The discovery of the kaon was a watershed moment in particle physics. It provided crucial evidence for the existence of CP symmetry violation, a fundamental aspect of the Standard Model of particle physics.
The following year, she departed from the University after publishing her groundbreaking discovery in three academic papers under 'Brown et al.' with Powell's team, including two in Nature. With strong support from Rosemary, her husband Peter Fowler FRS went on to have a highly distinguished career.
One of her daughters, Mary Fowler, followed in her mother’s scientific footsteps and became a renowned geophysicist and Master of Darwin College, Cambridge. Rosemary’s legacy lived on through her children and their contributions to science.
For decades, Rosemary’s contributions remained largely unrecognized, overshadowed by the achievements of her male colleagues. However, her work did not go unnoticed in the scientific community. Cecil Powell, her doctoral advisor, was awarded the Nobel Prize in Physics in 1950 for his development of the photographic method of studying nuclear processes and his discoveries regarding mesons, which included Rosemary’s kaon.
In 2024, the University of Bristol rectified this oversight by awarding Rosemary an honorary Doctor of Science degree. The private ceremony, held near her home in Cambridge, was attended by her children, grandchildren, and great-grandchildren, many of whom are scientists themselves. The university’s chancellor, the Nobel Prize winning physicist, Sir Paul Nurse, praised Rosemary’s intellectual rigor and curiosity, highlighting her role in shaping modern physics.
Rosemary’s story is a testament to the resilience and dedication of women in science. Her decision to leave academia to raise a family was a personal sacrifice that many women of her generation faced. Yet, her contributions to particle physics remain invaluable. Her discovery of the kaon continues to influence research and our understanding of the universe.
In her own words, Rosemary expressed humility and gratitude upon receiving her honorary degree. “I feel very honored,” she said, “but I haven’t done anything since to deserve special respect.” Her modesty belies the profound impact of her work, which set the stage for critical discoveries that continue to shape the field of physics.

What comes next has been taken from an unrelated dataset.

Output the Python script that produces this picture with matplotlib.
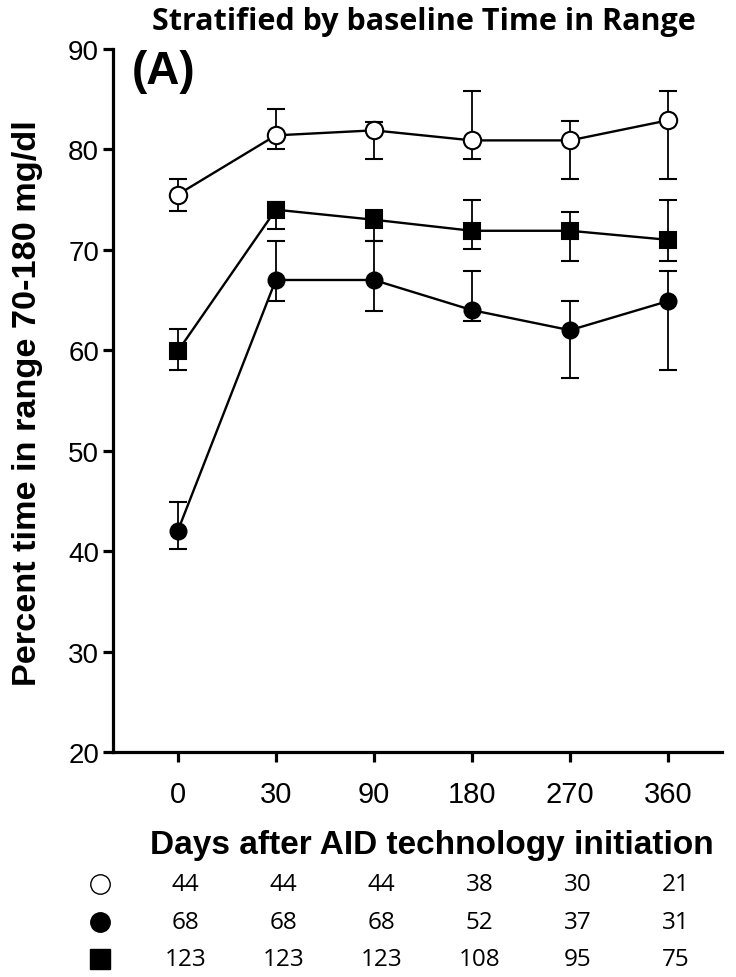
import matplotlib
matplotlib.use("Agg")
import matplotlib.pyplot as plt
from matplotlib.transforms import blended_transform_factory
import numpy as np

days = ["0", "30", "90", "180", "270", "360"]

# High baseline TIR (open circles)
high_mean = [75.5, 81.4, 81.9, 80.9, 80.9, 82.9]
high_lo = [73.9, 80.0, 79.0, 79.0, 77.1, 77.1]
high_hi = [77.1, 84.0, 82.7, 85.8, 82.8, 85.8]

# Low baseline TIR (filled circles)
low_mean = [42.0, 67.0, 67.0, 64.0, 62.0, 64.9]
low_lo = [40.2, 64.9, 63.9, 62.9, 57.2, 58.0]
low_hi = [44.9, 70.9, 70.9, 67.9, 64.9, 67.9]

# Middle baseline TIR (filled squares)
mid_mean = [59.9, 74.0, 73.0, 71.9, 71.9, 71.0]
mid_lo = [58.0, 72.1, 70.9, 70.1, 68.9, 68.9]
mid_hi = [62.1, 74.8, 74.0, 75.0, 73.8, 75.0]

n_high = [44, 44, 44, 38, 30, 21]
n_low = [68, 68, 68, 52, 37, 31]
n_mid = [123, 123, 123, 108, 95, 75]

plt.rcParams['font.family'] = ['Liberation Sans', 'DejaVu Sans']

W, H = 736, 978
fig = plt.figure(figsize=(W / 100, H / 100), dpi=100)
ax = fig.add_axes([113 / W, 1 - 753 / H, (722 - 113) / W, (753 - 50) / H])

x = np.arange(len(days))

def eb(mean, lo, hi, marker, mfc, ms):
    mean = np.array(mean); lo = np.array(lo); hi = np.array(hi)
    ax.errorbar(x, mean, yerr=[mean - lo, hi - mean], fmt='none', ecolor='black',
                elinewidth=1.3, capsize=6.5, capthick=1.5, zorder=2)
    ax.plot(x, mean, color='black', lw=1.7, marker=marker, markersize=ms,
            markerfacecolor=mfc, markeredgecolor='black', markeredgewidth=1.5, zorder=3)

eb(high_mean, high_lo, high_hi, 'o', 'white', 12.5)
eb(low_mean, low_lo, low_hi, 'o', 'black', 11.5)
eb(mid_mean, mid_lo, mid_hi, 's', 'black', 12)

ax.set_xlim(-0.66, 5.55)
ax.set_ylim(20, 90)
ax.set_yticks([20, 30, 40, 50, 60, 70, 80, 90])
ax.set_xticks(x)
ax.set_xticklabels(days)
ax.spines['top'].set_visible(False)
ax.spines['right'].set_visible(False)
for s in ['left', 'bottom']:
    ax.spines[s].set_linewidth(2.3)
ax.tick_params(axis='both', direction='out', length=7, width=2.3)
ax.tick_params(axis='y', labelsize=20, pad=3)
ax.tick_params(axis='x', labelsize=21, pad=13)

fig.text(28 / W, 1 - 403 / H, "Percent time in range 70-180 mg/dl", rotation=90,
         ha='center', va='center', fontsize=24.7, fontweight='bold')
fig.text(432 / W, 1 - 846 / H, "Days after AID technology initiation",
         ha='center', va='center', fontsize=24, fontweight='bold')

fig.text(424 / W, 1 - 22 / H, "Stratified by baseline Time in Range", ha='center', va='center',
         fontsize=22, fontweight='bold', family=['Open Sans', 'DejaVu Sans'])
fig.text(132 / W, 1 - 72 / H, "(A)", ha='left', va='center', fontsize=33, fontweight='bold')

trans = blended_transform_factory(ax.transData, fig.transFigure)
rows = [(n_high, 'o', 'white', 885), (n_low, 'o', 'black', 923), (n_mid, 's', 'black', 960)]
for vals, mk, fc, ypix in rows:
    yf = 1 - ypix / H
    for xi, v in zip(x, vals):
        ax.text(xi + 0.08, yf, str(v), transform=trans, ha='center', va='center',
                fontsize=17.5, family=['Open Sans', 'DejaVu Sans'])
    ax.plot([100 / W], [yf], marker=mk, markersize=14, markerfacecolor=fc,
            markeredgecolor='black', markeredgewidth=1, transform=fig.transFigure, clip_on=False)

fig.savefig("out.png", dpi=100)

We live in a very different world now, of course, and one in which women are less likely to be pushed towards the sort of choices Rosemary had to make. But they’re still pushed there. Even now, the idea of Peter (who Mary fully supported in his work, of course) giving up his career to look after the family whilst she carried on with her studies seems alien to us.
Rosemary is wrong when she says she hasn’t sone anything since. She’s done everything since. She’s not remarkable because she discovered something amazing in her 20s and then did not much else; she’s remarkable because she achieved so much so young, raised a whole generation of new scientists, and still, at 98 years old, inspires young women, especially, to follow in her footsteps.
You never know, she might not even be finished yet.